I learned a little bit about black history today when I read Essence magazine’s tribute to Naomi Sims, the first black supermodel, passed away on Saturday from breast cancer at the young age of 61. I had never heard of Naomi Sims and had always attributed African American trailblazers in fashion and modeling to Beverly Johnson. The Mississippi-born Sims moved to New York to pursue a career in modeling and did not let racial prejudices deter her from getting great jobs. At a time when major modeling agencies told her that her skin was too dark, Sims turned directly to photographers, convincing Gosta Peterson to photograph her for the cover of the The New York Times Magazine‘s August 1967 fashion supplement, then called Fashions of The Times.

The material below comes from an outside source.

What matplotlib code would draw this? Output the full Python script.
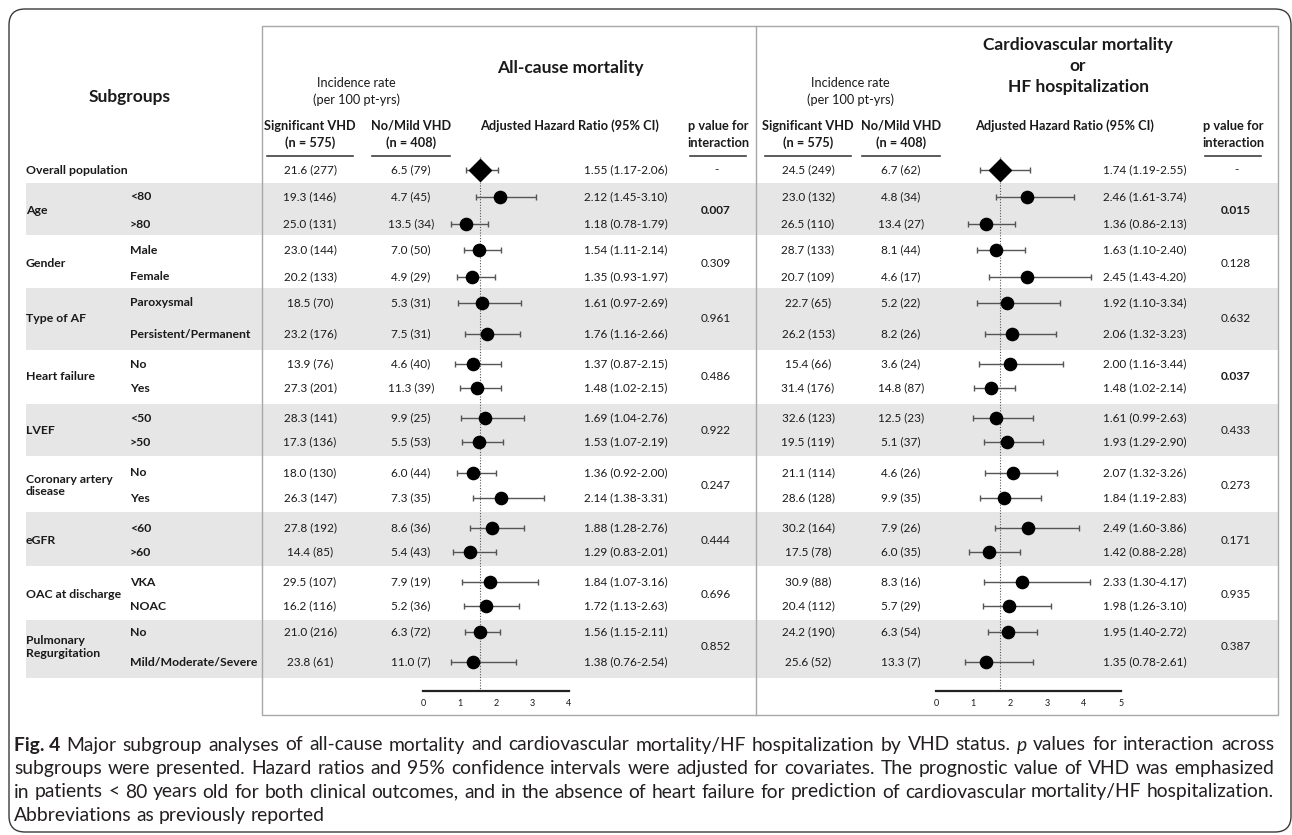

“Black wasn’t beautiful then,” said Sims in an interview with Black Enterprise magazine. “The darker your skin, the less good-looking you were considered; and I was too tall, and too skinny.”
Sims, seen here in an interview with Andy Warhol, was loved by so many. Halston dubbed the leggy beauty the first supermodel. “Naomi was the first,” the designer Halston told The New York Times in 1974. “She was the great ambassador for all black people. She broke down all the social barriers.”
Ms. Sims was suddenly in high demand, modeling for top designers like Halston, Teal Traina, Fernando Sánchez and Giorgio di Sant’Angelo, and standing at the vanguard of a fashion movement for black models that would give rise to runway stars of the 1970s, including Pat Cleveland, Alva Chinn and Beverly Johnson. [New York Times]
Sims quit modeling after five years in the industry to start her own beauty empire. She wrote several books and launched a successful wig collection targeted at African-American women in 1976, followed by a cosmetics line in 1986. Sims once wrote on her personal website: “If they use you, it’s because you’re Black,” referring to the prejudices in the modeling industry.